Layard is an economist who wants public policy to be targeted at the wellbeing of the people. To this end he has written 6 books and some 40 articles. The first book, Happiness: Lessons from a new science (2005) was translated into 20 languages. The most recent (co-authored) book Wellbeing: Science and Policy is a field-defining textbook, showing how wellbeing science can supplement traditional economics by providing a more complete account of what affects human wellbeing.
Since 2005 he has directed a research programme to develop this evidence base. Many of the results can be found in the co-authored book The Origins of Happiness (2018), as well as in numerous articles. He is also a founding co-editor of the annual World Happiness Report.
He has also had substantial influence on public policy. In 2000 he was appointed a member of the House of Lords.

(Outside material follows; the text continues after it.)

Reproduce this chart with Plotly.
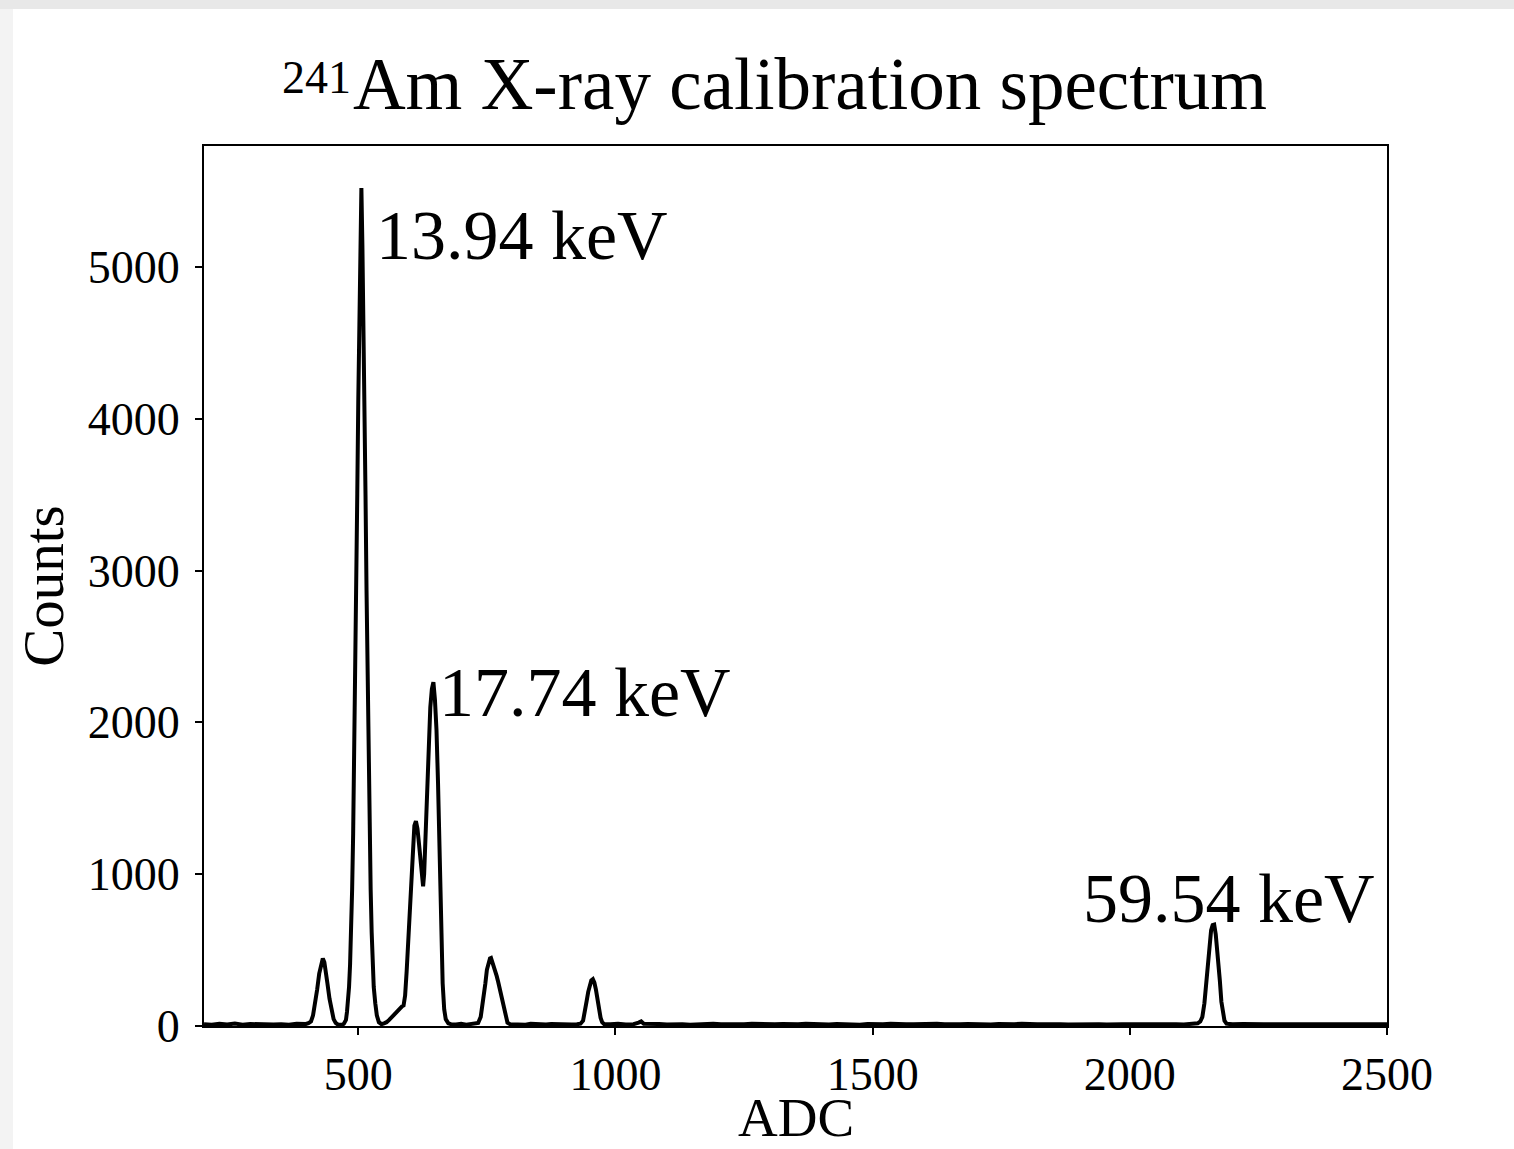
import plotly.graph_objects as go

# ---- data (ADC channel, counts) ----
adc_base_left = [200, 215, 230, 245, 260, 275, 290, 305, 320, 335, 350, 365, 380, 390, 398]
cnt_base_left = [12, 8, 14, 10, 16, 9, 13, 11, 15, 10, 12, 9, 14, 11, 13]

adc_peak_430 = [403, 408, 412, 416, 420, 424, 428, 431, 434, 437, 440, 444, 448, 452, 456, 460, 465]
cnt_peak_430 = [18, 30, 70, 140, 240, 345, 420, 445, 420, 360, 280, 180, 95, 45, 20, 10, 8]

adc_peak_506 = [469, 472, 476, 478, 480, 482, 484, 486, 488, 490, 492, 494, 496, 498, 500, 502,
                504, 506, 508, 510, 512, 514, 516, 518, 520, 522, 524, 526, 528, 530, 533, 536, 540]
cnt_peak_506 = [8, 15, 40, 93, 158, 257, 405, 614, 899, 1270, 1728, 2269, 2872, 3507, 4129, 4690,
                5133, 5520, 5130, 4690, 4120, 3500, 2870, 2260, 1730, 1270, 900, 615, 405, 257, 150, 70, 25]

adc_peak_17 = [545, 550, 555, 560, 565, 570, 575, 580, 585, 588, 591, 594, 597, 600, 603, 606, 609,
               612, 615, 618, 621, 624, 626, 628, 631, 634, 637, 640, 643, 646, 649, 652, 655, 658,
               661, 664, 667, 670, 675, 680]
cnt_peak_17 = [12, 18, 25, 40, 60, 80, 100, 120, 130, 135, 200, 360, 560, 760, 980, 1180, 1320,
               1350, 1300, 1200, 1090, 960, 920, 1000, 1280, 1650, 1920, 2100, 2220, 2265, 2150, 1950,
               1600, 1100, 620, 280, 110, 45, 18, 12]

adc_base_mid1 = [690, 700, 710, 720, 728]
cnt_base_mid1 = [10, 14, 9, 12, 15]

adc_peak_758 = [733, 738, 743, 747, 750, 753, 756, 758, 760, 763, 766, 769, 772, 775, 778, 781,
                784, 787, 790, 795]
cnt_peak_758 = [20, 60, 170, 280, 370, 420, 445, 448, 430, 395, 365, 330, 290, 245, 190, 135,
                85, 45, 22, 12]

adc_base_mid2 = [805, 815, 825, 835, 845, 855, 865, 875, 885, 895, 905, 915, 925, 932]
cnt_base_mid2 = [10, 13, 9, 14, 11, 12, 10, 13, 11, 9, 13, 10, 12, 15]

adc_peak_956 = [937, 941, 944, 947, 950, 953, 956, 959, 962, 965, 968, 971, 974, 978]
cnt_peak_956 = [35, 95, 165, 225, 270, 300, 308, 285, 240, 170, 105, 55, 25, 12]

adc_base_long = [990, 1005, 1020, 1035, 1045, 1050, 1055, 1070, 1085, 1100, 1115, 1130, 1145, 1160,
                 1175, 1190, 1205, 1220, 1235, 1250, 1265, 1280, 1295, 1310, 1325, 1340, 1355,
                 1370, 1385, 1400, 1415, 1430, 1445, 1460, 1475, 1490, 1505, 1520, 1535, 1550,
                 1565, 1580, 1595, 1610, 1625, 1640, 1655, 1670, 1685, 1700, 1715, 1730, 1745,
                 1760, 1775, 1790, 1805, 1820, 1835, 1850, 1865, 1880, 1895, 1910, 1925, 1940,
                 1955, 1970, 1985, 2000, 2015, 2030, 2045, 2060, 2075, 2090, 2105, 2115, 2125, 2132]
cnt_base_long = [11, 14, 10, 12, 22, 30, 15, 11, 13, 10, 14, 12, 9, 13,
                 11, 15, 12, 10, 13, 11, 14, 12, 9, 12, 13, 10, 12,
                 14, 11, 12, 10, 13, 11, 12, 9, 13, 11, 12, 14, 10,
                 12, 11, 13, 10, 14, 12, 9, 12, 13, 11, 12, 10, 13,
                 11, 12, 14, 10, 12, 11, 13, 12, 10, 12, 11, 13, 12,
                 10, 14, 12, 11, 13, 10, 12, 11, 14, 12, 10, 13, 14, 18]

adc_peak_2164 = [2137, 2141, 2145, 2149, 2152, 2155, 2158, 2161, 2164, 2167, 2170, 2172, 2175,
                 2178, 2181, 2184, 2188]
cnt_peak_2164 = [30, 60, 150, 320, 440, 545, 630, 665, 668, 605, 500, 440, 300, 160, 75, 35, 15]

adc_base_right = [2200, 2220, 2240, 2260, 2280, 2300, 2320, 2340, 2360, 2380, 2400, 2420, 2440,
                  2460, 2480, 2500]
cnt_base_right = [11, 13, 10, 12, 11, 13, 10, 12, 11, 13, 10, 12, 11, 13, 10, 12]

peak_labels = ["13.94 keV", "17.74 keV", "59.54 keV"]
label_adc = [531, 653, 1905]
label_counts = [5210, 2195, 843]

title_isotope = "241"
title_text = "Am X-ray calibration spectrum"
x_title = "ADC"
y_title = "Counts"

x_ticks = [500, 1000, 1500, 2000, 2500]
y_ticks = [0, 1000, 2000, 3000, 4000, 5000]

adc = (adc_base_left + adc_peak_430 + adc_peak_506 + adc_peak_17 + adc_base_mid1 + adc_peak_758
       + adc_base_mid2 + adc_peak_956 + adc_base_long + adc_peak_2164 + adc_base_right)
counts = (cnt_base_left + cnt_peak_430 + cnt_peak_506 + cnt_peak_17 + cnt_base_mid1 + cnt_peak_758
          + cnt_base_mid2 + cnt_peak_956 + cnt_base_long + cnt_peak_2164 + cnt_base_right)

FONT = "Liberation Serif"
W, H = 1514, 1149
L, R, T, B = 204, 127, 146, 123
PW, PH = W - L - R, H - T - B


def px_to_paper_x(px):
    return (px - L) / PW


def px_to_paper_y(py):
    return (H - B - py) / PH


fig = go.Figure()
fig.add_trace(go.Scatter(x=adc, y=counts, mode="lines",
                         line=dict(color="black", width=4), showlegend=False,
                         hoverinfo="skip"))

for txt, xa, ya in zip(peak_labels, label_adc, label_counts):
    fig.add_annotation(x=xa, y=ya, text=txt, showarrow=False, xanchor="left", yanchor="middle",
                       font=dict(family=FONT, size=70, color="black"))

# superscript mass number of the title
fig.add_annotation(xref="paper", yref="paper", x=px_to_paper_x(316), y=px_to_paper_y(77),
                   text=title_isotope, showarrow=False, xanchor="center", yanchor="middle",
                   font=dict(family=FONT, size=46, color="black"))

# x-axis title near the bottom edge of the page
fig.add_annotation(xref="paper", yref="paper", x=px_to_paper_x(796), y=px_to_paper_y(1117),
                   text=x_title, showarrow=False, xanchor="center", yanchor="middle",
                   font=dict(family=FONT, size=55, color="black"))

# page background (grey border with white card)
fig.add_shape(type="rect", xref="paper", yref="paper",
              x0=px_to_paper_x(0), x1=px_to_paper_x(13), y0=px_to_paper_y(H), y1=px_to_paper_y(9),
              fillcolor="#f3f3f3", line=dict(width=0), layer="below")
fig.add_shape(type="rect", xref="paper", yref="paper",
              x0=px_to_paper_x(13), x1=px_to_paper_x(W), y0=px_to_paper_y(H), y1=px_to_paper_y(9),
              fillcolor="white", line=dict(width=0), layer="below")

axis_common = dict(showline=True, mirror=True, linecolor="black", linewidth=2,
                   ticks="outside", ticklen=7, tickwidth=1.8, tickcolor="black",
                   showgrid=False, zeroline=False,
                   tickfont=dict(family=FONT, size=46, color="black"))

fig.update_xaxes(range=[200, 2500], tickvals=x_ticks, **axis_common)
fig.update_yaxes(range=[0, 5797], tickvals=y_ticks, ticklabelstandoff=6,
                 title=dict(text=y_title, font=dict(family=FONT, size=57, color="black"), standoff=6),
                 **axis_common)

fig.update_layout(
    width=W, height=H,
    margin=dict(l=L, r=R, t=T, b=B, autoexpand=False),
    paper_bgcolor="#e8e8e8", plot_bgcolor="white",
    title=dict(text=title_text, xref="container", x=810 / W,
               xanchor="center", yref="container", y=1 - 83 / H, yanchor="middle",
               font=dict(family=FONT, size=73, color="black")),
)

fig.write_html("out.html", config={"displayModeBar": False})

In 2007 he persuaded the British government to develop a large programme of psychological therapy (IAPT, now NHS Talking Therapies), which treats 700,000 patients a year. In 2010 he influenced the UK government to measure wellbeing as a national statistic – using questions later recommended by the OECD to its member countries.
In addition to all this, he has co-founded two organizations targeted at wellbeing. Action for Happiness (founded in 2010) is a grassroots movement to promote a happier way of living. It now has over half a million members. The World Wellbeing Movement (founded in 2022) is a ‘top-down’ organisation to persuade decisionmakers to make wellbeing their priority. In these various ways Richard has been trying to promote the use of evidence to increase wellbeing.
Before that, his focus as a labour economist, was on unemployment and inequality. His analysis of unemployment with Stephen Nickell was widely used in Europe as the basis for employment policy. And before that he made significant contributions to the economics of education.
Richard is currently immersed in a major study of value-for-money across the whole field of public expenditure, where value is measured in terms of wellbeing. He considers this the next key step forward in wellbeing science.